Unravelling Ireland’s Peatlands 

16 May 2024 - // Features
Carolanne O’Brien
Communication & Engagement Officer with Teagasc Signpost Programme

Once viewed as desolate wasteland, now they emerge as vital carbon captors and biodiversity havens

“We have no prairies 
To slice a big sun at evening— 
Everywhere the eye concedes to 
Encroaching horizon,

Is wooed into the cyclops’ eye 
Of a tarn. Our unfenced country 
Is bog that keeps crusting 
Between the sights of the sun.”

Bogland, by Seamus Heaney

Extending across more than 960,000 hectares, peatlands blanket almost 14% of Ireland’s land area, equivalent to almost 137 million football fields. However, despite their vast expanse, the opening lines of Seamus Heaney’s “Bogland” evoke a barren landscape, a landscape devoid of the expansive vistas traditionally celebrated in the hymns of nature. Instead, peatlands appear as creatures of rugged beauty with a haunting allure and yet wholly enclosed and inhospitable.  

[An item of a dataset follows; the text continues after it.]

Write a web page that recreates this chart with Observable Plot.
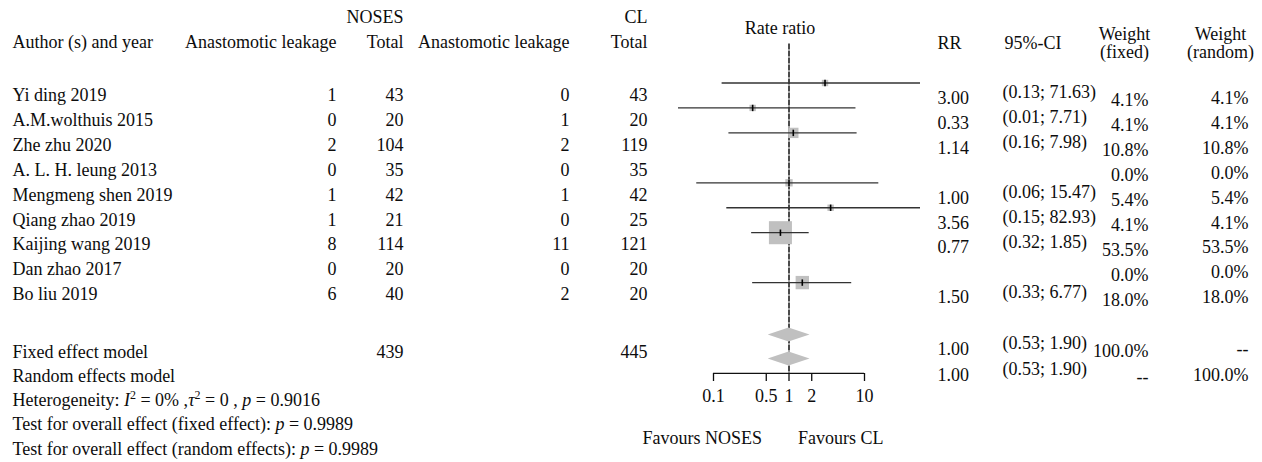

This portrayal has deep historical roots as boglands across Ireland have long been viewed as marginalized wastelands, observed through the lens of poverty and hardship, valued only for their provision of fuel among less affluent rural communities. Consequently, these lands were drained for agricultural use and later extensively exploited for mass peat production, emerging as a pivotal source of fuel and later electricity. 

Boglands across Ireland have long been viewed as marginalized wastelands, observed through the lens of poverty and hardship, valued only for their provision of fuel among less affluent rural communities. 

Yet, within Heaney’s verses lies a nod to changing perception. Today, amidst a global climate and biodiversity crisis, the perceptions surrounding peatlands in Ireland are changing. Now recognized as carbon-rich ecosystems hosting vast wildlife habitats, there is growing acknowledgment of the need for their restoration and conservation. No longer seen solely as wastelands or sources of fuel, peatlands are valued for their crucial role in mitigating climate change and preserving biodiversity. 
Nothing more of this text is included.